Investigation of nanolevel molecular packing and its role in thermo-mechanical properties of PVA–fMWCNT composites: positron annihilation and small angle X-ray scattering studies

Abstract

Carbon based nanofillers have shown phenomenal improvements in thermo-mechanical properties of poly vinyl alcohol (PVA) based nanocomposites depending on their interaction with PVA molecules and dispersion in the polymer matrix. In the present study, PVA based nanocomposites with amino-functionalized multi-wall carbon nanotubes (fMWCNTs, 0.2, 0.4, 0.8 and 1.0 wt%) were prepared by a simple casting method from aqueous solution. The relative increase in Young's modulus with 0.4% fMWCNTs was observed to be comparable with that for PVA–nanodiamond composite films which have been shown to have higher strength compared to nanotube and graphene oxide based nanocomposites.

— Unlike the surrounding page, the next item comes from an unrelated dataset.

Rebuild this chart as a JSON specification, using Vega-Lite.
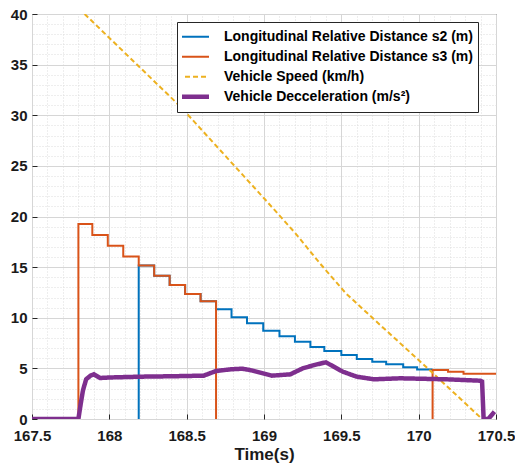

In order to investigate the nanolevel molecular packing (sub-nano level free volumes and nano level lamellar structure) and its role in thermal and mechanical properties, positron annihilation spectroscopy and small angle scattering have been used. The crystallinity and morphology of the samples were characterized using X-ray diffraction and scanning electron microscopy. The studies showed that interfacial interaction between PVA molecules and functionalities on the surface of fMWCNTs results in the formation of an ordered structure of PVA molecules which enhances load transfer between the PVA matrix and fMWCNTs leading to improved mechanical properties. The thermal properties of the composites were observed to be unaffected at the studied filler concentration.